Copy out exactly the lines spanning the line with "Generate a Python" to the line with "from matplotlib.transforms import", inclusive, from the data underneath, with no pictures.

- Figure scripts
• • • • •
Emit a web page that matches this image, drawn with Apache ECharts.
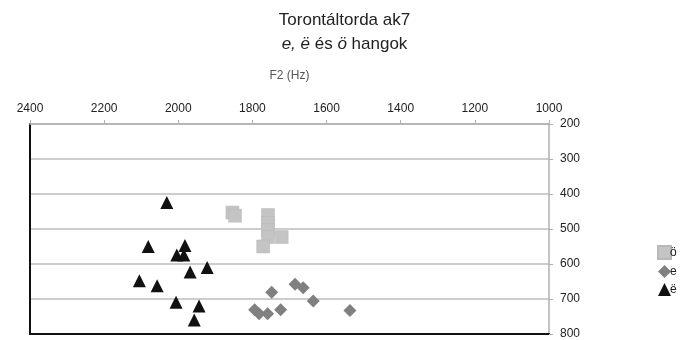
<!DOCTYPE html>
<html>
<head>
<meta charset="utf-8">
<script src="https://cdn.jsdelivr.net/npm/echarts@6/dist/echarts.min.js"></script>
<style>
html,body{margin:0;padding:0;background:#fff;}
#c{width:689px;height:340px;}
</style>
</head>
<body>
<div id="c"></div>
<script>
// ö (squares)
var oF2 = [1854, 1847, 1758, 1758, 1758, 1758, 1721, 1771];
var oF1 = [453, 462, 460, 483, 503, 523, 523, 550];
// e (diamonds)
var eF2 = [1748, 1685, 1663, 1636, 1794, 1782, 1759, 1724, 1537];
var eF1 = [681, 658, 668, 706, 731, 742, 742, 731, 733];
// ë (triangles)
var ebF2 = [2031, 2081, 1982, 2004, 1985, 1968, 1922, 2105, 2057, 2006, 1944, 1957];
var ebF1 = [424, 550, 547, 574, 574, 623, 610, 648, 662, 709, 720, 760];

var seriesNames = ['ö', 'e', 'ë'];
var xName = 'F2 (Hz)';
var xMin = 1000, xMax = 2400, xStep = 200;
var yMin = 200, yMax = 800, yStep = 100;

function pairs(a, b) { return a.map(function (v, i) { return [v, b[i]]; }); }
function plain(v) { return String(v); }

var chart = echarts.init(document.getElementById('c'), null, {renderer: 'canvas'});
var font = 'Liberation Sans, Arial, sans-serif';
chart.setOption({
  animation: false,
  backgroundColor: '#fff',
  textStyle: {fontFamily: font},
  title: {
    left: 'center',
    top: 3,
    text: 'Torontáltorda ak7\n{i|e, ë} és {i|ö} hangok',
    textStyle: {
      fontSize: 17, fontWeight: 'normal', color: '#222', fontFamily: font, lineHeight: 24,
      rich: {i: {fontSize: 17, fontStyle: 'italic', color: '#222', fontFamily: font, lineHeight: 24}}
    }
  },
  legend: {
    orient: 'vertical',
    left: 652,
    top: 240,
    itemWidth: 13,
    itemHeight: 13,
    itemGap: 5,
    textStyle: {fontSize: 12, color: '#222', padding: [0, 0, 0, -6]},
    data: [
      {name: seriesNames[0], icon: 'rect'},
      {name: seriesNames[1], icon: 'diamond'},
      {name: seriesNames[2], icon: 'triangle'}
    ]
  },
  grid: {left: 30, right: 140, top: 124, bottom: 4},
  xAxis: [{
    type: 'value', position: 'top', inverse: true,
    min: xMin, max: xMax, interval: xStep,
    name: xName, nameLocation: 'middle', nameGap: 42,
    nameTextStyle: {fontSize: 12, color: '#555'},
    axisLine: {show: true, lineStyle: {color: '#b0b0b0', width: 1.5}},
    axisTick: {show: true, inside: false, length: 4, lineStyle: {color: '#b0b0b0'}},
    axisLabel: {fontSize: 12, color: '#222', margin: 9, formatter: plain},
    splitLine: {show: false}
  }, {
    type: 'value', position: 'bottom', inverse: true,
    min: xMin, max: xMax, interval: xStep,
    axisLine: {show: true, onZero: false, lineStyle: {color: '#111', width: 2}},
    axisTick: {show: false}, axisLabel: {show: false}, splitLine: {show: false}
  }],
  yAxis: [{
    type: 'value', position: 'right', inverse: true,
    min: yMin, max: yMax, interval: yStep,
    axisLine: {show: true, lineStyle: {color: '#b0b0b0', width: 1.5}},
    axisTick: {show: true, inside: false, length: 4, lineStyle: {color: '#b0b0b0'}},
    axisLabel: {fontSize: 12, color: '#222', margin: 11, formatter: plain},
    splitLine: {show: true, lineStyle: {color: '#bdbdbd', width: 1.5}}
  }, {
    type: 'value', position: 'left', inverse: true,
    min: yMin, max: yMax, interval: yStep,
    axisLine: {show: true, onZero: false, lineStyle: {color: '#111', width: 2}},
    axisTick: {show: false}, axisLabel: {show: false}, splitLine: {show: false}
  }],
  series: [{
    name: seriesNames[0], type: 'scatter', xAxisIndex: 0, yAxisIndex: 0,
    symbol: 'rect', symbolSize: 13,
    itemStyle: {color: '#c4c4c4', borderColor: '#b8b8b8', borderWidth: 0.5, opacity: 1},
    data: pairs(oF2, oF1)
  }, {
    name: seriesNames[1], type: 'scatter', xAxisIndex: 0, yAxisIndex: 0,
    symbol: 'diamond', symbolSize: 13,
    itemStyle: {color: '#808080', opacity: 1},
    data: pairs(eF2, eF1)
  }, {
    name: seriesNames[2], type: 'scatter', xAxisIndex: 0, yAxisIndex: 0,
    symbol: 'triangle', symbolSize: 13,
    itemStyle: {color: '#111', opacity: 1},
    data: pairs(ebF2, ebF1)
  }]
});
</script>
</body>
</html>
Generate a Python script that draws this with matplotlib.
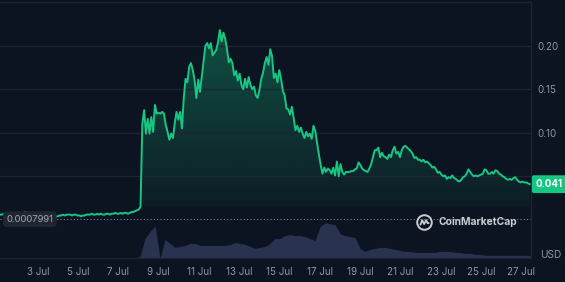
import numpy as np
import matplotlib
matplotlib.use("Agg")
import matplotlib.pyplot as plt
from matplotlib.patches import Polygon
from matplotlib.path import Path
from matplotlib.transforms import blended_transform_factory

plt.rcParams["font.family"] = ["Inter", "DejaVu Sans"]

BG = "#0d1421"
GREEN = "#16c784"
GRID = "#1e2532"
TXT = "#8f96a7"

# price (USD), evenly spaced in time from ~1 Jul 03:00 to ~27 Jul 10:00
price = [
    0.006, 0.006, 0.007, 0.006, 0.007, 0.007, 0.006, 0.007, 0.008, 0.007,
    0.008, 0.008, 0.007, 0.008, 0.009, 0.008, 0.007, 0.008, 0.007, 0.006,
    0.006, 0.005, 0.005, 0.006, 0.005, 0.005, 0.004, 0.004,
    0.004, 0.004, 0.005, 0.004, 0.004, 0.005, 0.005, 0.006, 0.005, 0.006,
    0.006, 0.006, 0.005, 0.006, 0.006, 0.005, 0.005, 0.004, 0.005, 0.005,
    0.006, 0.006, 0.006, 0.007, 0.006, 0.006, 0.007, 0.006, 0.007, 0.006,
    0.006, 0.007, 0.007, 0.006, 0.007, 0.007, 0.008, 0.007, 0.007, 0.008,
    0.007, 0.008, 0.008, 0.007, 0.008, 0.009, 0.009, 0.010, 0.011,
    0.012, 0.015, 0.110, 0.126, 0.099, 0.116, 0.099, 0.118, 0.101, 0.132,
    0.122, 0.123, 0.122, 0.124, 0.122, 0.109, 0.101, 0.092, 0.099, 0.094,
    0.111, 0.124, 0.115, 0.124, 0.105, 0.140, 0.162, 0.158, 0.176, 0.180,
    0.172, 0.161, 0.140, 0.161, 0.147, 0.165, 0.182, 0.200, 0.203, 0.197,
    0.203, 0.189, 0.192, 0.195, 0.204, 0.218, 0.205, 0.215, 0.208, 0.196,
    0.181, 0.185, 0.180, 0.166, 0.171, 0.160, 0.168, 0.155, 0.150, 0.162,
    0.152, 0.164, 0.155, 0.150, 0.153, 0.143, 0.140, 0.149, 0.162, 0.169,
    0.180, 0.187, 0.178, 0.196, 0.188, 0.163, 0.168, 0.158, 0.172, 0.162,
    0.148, 0.143, 0.128, 0.127, 0.121, 0.130, 0.117, 0.103, 0.108, 0.101,
    0.106, 0.099, 0.094, 0.101, 0.096, 0.099, 0.093, 0.108, 0.102, 0.088,
    0.075, 0.063, 0.053, 0.060, 0.055, 0.059, 0.057, 0.053, 0.060, 0.051,
    0.067, 0.050, 0.064, 0.055, 0.052, 0.055, 0.055, 0.055, 0.056, 0.056,
    0.058, 0.059, 0.066, 0.063, 0.059, 0.057, 0.056, 0.055, 0.059, 0.064,
    0.072, 0.080, 0.080, 0.083, 0.072, 0.077, 0.073, 0.072, 0.070, 0.075,
    0.072, 0.080, 0.084, 0.076, 0.078, 0.072, 0.080, 0.084, 0.085, 0.083,
    0.081, 0.079, 0.076, 0.071, 0.072, 0.069, 0.069, 0.067, 0.069, 0.066,
    0.067, 0.065, 0.063, 0.060, 0.061, 0.058, 0.054, 0.055, 0.052, 0.050,
    0.051, 0.047, 0.049, 0.048, 0.051, 0.048, 0.047, 0.045, 0.044, 0.046,
    0.049, 0.050, 0.053, 0.058, 0.055, 0.052, 0.050, 0.051, 0.050, 0.051,
    0.052, 0.053, 0.058, 0.057, 0.053, 0.053, 0.055, 0.053, 0.057, 0.056,
    0.053, 0.052, 0.050, 0.049, 0.047, 0.046, 0.047, 0.046, 0.048, 0.049,
    0.046, 0.044, 0.043, 0.044, 0.043, 0.043, 0.042, 0.041,
]
price_start, price_end = 1.124, 27.41  # day of July

# volume (relative), evenly spaced over the same period
volume = [
    0.3, 0.3, 0.3, 0.8, 0.8, 0.8, 0.8, 0.5, 0.3, 0.3,
    0.2, 0.2, 0.2, 0.2, 0.2, 0.2, 0.2, 0.2, 0.2, 0.2,
    0.2, 0.2, 0.2, 0.2, 0.2, 0.3, 0.3, 0.3,
    2, 20, 27, 33, 0, 19, 15, 11, 12, 13,
    15, 15, 13, 13, 13, 13, 13, 13, 14, 16,
    15, 14, 12, 10, 11, 12, 15, 20, 20, 23,
    24, 23, 23, 22, 20, 18, 32, 36, 35, 34,
    25, 23, 22, 21, 10, 7, 9, 10, 11, 11,
    10, 9, 8, 7, 7, 6, 6, 6, 6, 6,
    7, 7, 7, 6, 6, 5, 5, 4, 4, 3,
    3, 3, 3, 3, 3, 3, 3, 3, 3,
]
volume_start, volume_end = 1.124, 27.43

x_ticks = [3, 5, 7, 9, 11, 13, 15, 17, 19, 21, 23, 25, 27]
x_labels = [f"{d} Jul" for d in x_ticks]
y_ticks = [0.05, 0.10, 0.15, 0.20]
y_labels = ["", "0.10", "0.15", "0.20"]
start_price = 0.0007991
last_price = 0.041

price = np.array(price)
t = np.linspace(price_start, price_end, len(price))
tv = np.linspace(volume_start, volume_end, len(volume))

fig = plt.figure(figsize=(5.65, 2.82), dpi=100, facecolor=BG)
ax = fig.add_axes([0, 0.084, 0.9407, 0.909])
ax.set_facecolor(BG)
ax.set_xlim(1.124, 27.50)
ax.set_ylim(-0.0442, 0.2503)

# volume on its own scale
axv = ax.twinx()
axv.set_ylim(0, max(volume) * 7.2)
axv.fill_between(tv, 0, volume, color="#29324f", linewidth=0)
axv.set_yticks([])
axv.set_zorder(0)
ax.set_zorder(1)
ax.patch.set_visible(False)
axv.patch.set_visible(True)
axv.patch.set_facecolor(BG)
for s in axv.spines.values():
    s.set_visible(False)

# gradient fill under the line
base = 0.015
top = price.max()
verts = [(t[0], base)] + list(zip(t, np.maximum(price, base))) + [(t[-1], base)]
poly = Polygon(verts, closed=True, facecolor="none", edgecolor="none")
ax.add_patch(poly)
grad = np.zeros((256, 1, 4))
grad[:, 0, :3] = matplotlib.colors.to_rgb(GREEN)
grad[:, 0, 3] = np.linspace(0.05, 0.34, 256)
im = ax.imshow(grad, extent=[t[0], t[-1], base, top], origin="lower",
               aspect="auto", zorder=1, interpolation="bilinear")
im.set_clip_path(poly)

ax.plot(t, price, color=GREEN, linewidth=1.4, zorder=3, solid_joinstyle="round")

# grid, ticks
ax.set_yticks(y_ticks)
ax.set_yticklabels(y_labels)
ax.yaxis.tick_right()
ax.grid(axis="y", color=GRID, linewidth=0.9)
ax.set_xticks(x_ticks)
ax.set_xticklabels(x_labels)
ax.tick_params(axis="both", length=0, colors=TXT, labelsize=7)
ax.tick_params(axis="x", pad=6)
ax.tick_params(axis="y", pad=4)
ax.spines["left"].set_visible(False)
for side in ["right", "top", "bottom"]:
    ax.spines[side].set_color(GRID)
    ax.spines[side].set_linewidth(0.9)

# start price dotted line + label
ax.axhline(start_price, color="#7d8496", linewidth=0.8, linestyle=(0, (1, 2)), zorder=2)
trans = blended_transform_factory(ax.transAxes, ax.transData)
ax.text(0.012, start_price, "0.0007991", transform=trans, fontsize=6.8, color="#a3a9b7",
        va="center", ha="left", zorder=5,
        bbox=dict(boxstyle="round,pad=0.35,rounding_size=0.4", fc="#1f2531", ec="none"))

# last price label
ax.text(1.008, last_price, f"{last_price:.3f}", transform=trans, fontsize=7,
        color="white", fontweight="bold", va="center", ha="left", zorder=5, clip_on=False,
        bbox=dict(boxstyle="round,pad=0.4,rounding_size=0.2", fc=GREEN, ec="none"))

ax.text(1.016, -0.0404, "USD", transform=trans, fontsize=7.3, color=TXT,
        va="center", ha="left", clip_on=False)

# watermark
wm = "#c8ccd3"
fig.text(438.3 / 565, 1 - 222.3 / 282, "CoinMarketCap", fontsize=7.4, fontweight="bold",
         color=wm, ha="left", va="center")
logo_x, logo_y = 22.17, -0.0029
ax.plot([logo_x], [logo_y], marker="o", markersize=10.5, markerfacecolor="none",
        markeredgecolor=wm, markeredgewidth=1.4, zorder=6)
m_path = Path([(-0.55, -0.35), (-0.3, 0.3), (-0.05, -0.2), (0.2, 0.3), (0.4, -0.1), (0.62, -0.05)])
ax.plot([logo_x], [logo_y], marker=m_path, markersize=7, markerfacecolor="none",
        markeredgecolor=wm, markeredgewidth=1.3, zorder=6)

fig.savefig("out.png", dpi=100, facecolor=BG)
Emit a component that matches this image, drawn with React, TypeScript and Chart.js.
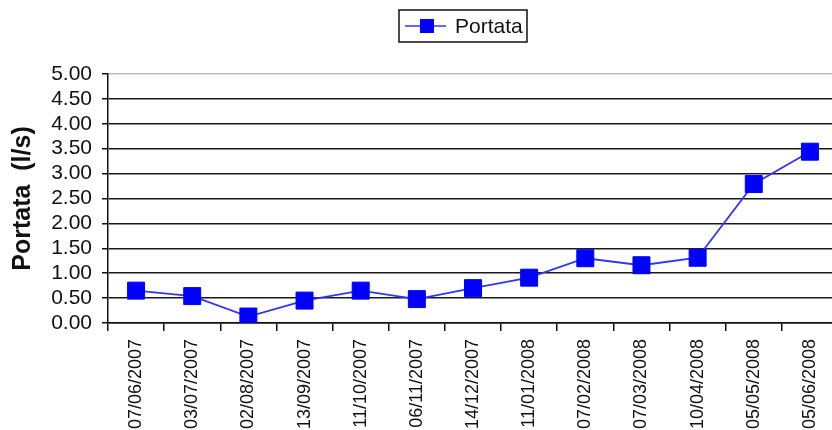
import React, { useEffect, useRef } from "react";
import { Chart, registerables } from "chart.js";

Chart.register(...registerables);

const dates: string[] = [
  "07/06/2007", "03/07/2007", "02/08/2007", "13/09/2007", "11/10/2007",
  "06/11/2007", "14/12/2007", "11/01/2008", "07/02/2008", "07/03/2008",
  "10/04/2008", "05/05/2008", "05/06/2008",
];
const portata: number[] = [0.65, 0.54, 0.13, 0.45, 0.65, 0.48, 0.70, 0.91, 1.30, 1.16, 1.31, 2.79, 3.44];
const seriesName = "Portata";
const yTitle = "Portata  (l/s)";
const yMin = 0;
const yMax = 5;
const yStep = 0.5;

const FONT = "'Liberation Sans', Arial, sans-serif";
const BLUE = "#0000ff";

const legendPlugin = {
  id: "customLegend",
  afterDraw(chart: any) {
    const ctx = chart.ctx;
    ctx.save();
    ctx.strokeStyle = "#111";
    ctx.lineWidth = 1.5;
    ctx.strokeRect(399, 10, 128, 32);
    ctx.strokeStyle = "#3333ff";
    ctx.lineWidth = 1.5;
    ctx.beginPath();
    ctx.moveTo(405, 26);
    ctx.lineTo(446, 26);
    ctx.stroke();
    ctx.fillStyle = BLUE;
    ctx.fillRect(420, 19, 14, 14);
    ctx.fillStyle = "#111";
    ctx.font = `21px ${FONT}`;
    ctx.textBaseline = "alphabetic";
    ctx.textAlign = "left";
    ctx.fillText(seriesName, 455, 33);
    ctx.restore();
  },
};

export default function App() {
  const ref = useRef<HTMLCanvasElement>(null);
  useEffect(() => {
    if (!ref.current) return;
    const chart = new Chart(ref.current, {
      type: "line",
      data: {
        labels: dates,
        datasets: [
          {
            label: seriesName,
            data: portata,
            borderColor: "#3333ff",
            borderWidth: 1.8,
            backgroundColor: BLUE,
            pointStyle: "rect",
            pointRadius: 12,
            pointBorderWidth: 1,
            pointBorderColor: BLUE,
            pointBackgroundColor: BLUE,
            tension: 0,
          },
        ],
      },
      options: {
        responsive: false,
        animation: false,
        layout: { padding: { top: 74, right: 3, left: 0, bottom: 0 } },
        plugins: {
          legend: { display: false },
          title: { display: false },
          tooltip: { enabled: false },
        },
        scales: {
          x: {
            offset: true,
            afterFit: (s: any) => { s.height = 107; },
            border: { display: true, color: "#111", width: 1.5 },
            grid: {
              offset: true,
              drawOnChartArea: false,
              drawTicks: true,
              tickLength: 8,
              color: "#111",
              lineWidth: 1.5,
            },
            ticks: {
              autoSkip: false,
              maxRotation: 90,
              minRotation: 90,
              padding: 8,
              color: "#111",
              font: { family: FONT, size: 18 },
            },
          },
          y: {
            min: yMin,
            max: yMax,
            afterFit: (s: any) => { s.width = 108; },
            border: { display: true, color: "#111", width: 1.5 },
            grid: {
              color: (c: any) => (c.tick && c.tick.value === yMax ? "#bbbbbb" : "#1a1a1a"),
              lineWidth: 1.5,
              drawTicks: true,
              tickLength: 6,
              tickColor: "#111",
            },
            ticks: {
              autoSkip: false,
              stepSize: yStep,
              padding: 10,
              color: "#111",
              font: { family: FONT, size: 21 },
              callback: (v: any) => Number(v).toFixed(2),
            },
            title: {
              display: true,
              text: yTitle,
              color: "#111",
              font: { family: FONT, size: 25, weight: "bold" },
              padding: { top: 8, bottom: 0 },
            },
          },
        },
      },
      plugins: [legendPlugin],
    });
    return () => chart.destroy();
  }, []);
  return (
    <div style={{ position: "absolute", left: 0, top: 0, width: 832, height: 430, overflow: "hidden", background: "#fff" }}>
      <canvas ref={ref} width={851} height={430} />
    </div>
  );
}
• • • • •
- REPLY
Generate a Python script that draws this with matplotlib.
import numpy as np
import matplotlib
matplotlib.use("Agg")
import matplotlib.pyplot as plt
from matplotlib.patches import Polygon
from matplotlib.path import Path
from matplotlib.transforms import blended_transform_factory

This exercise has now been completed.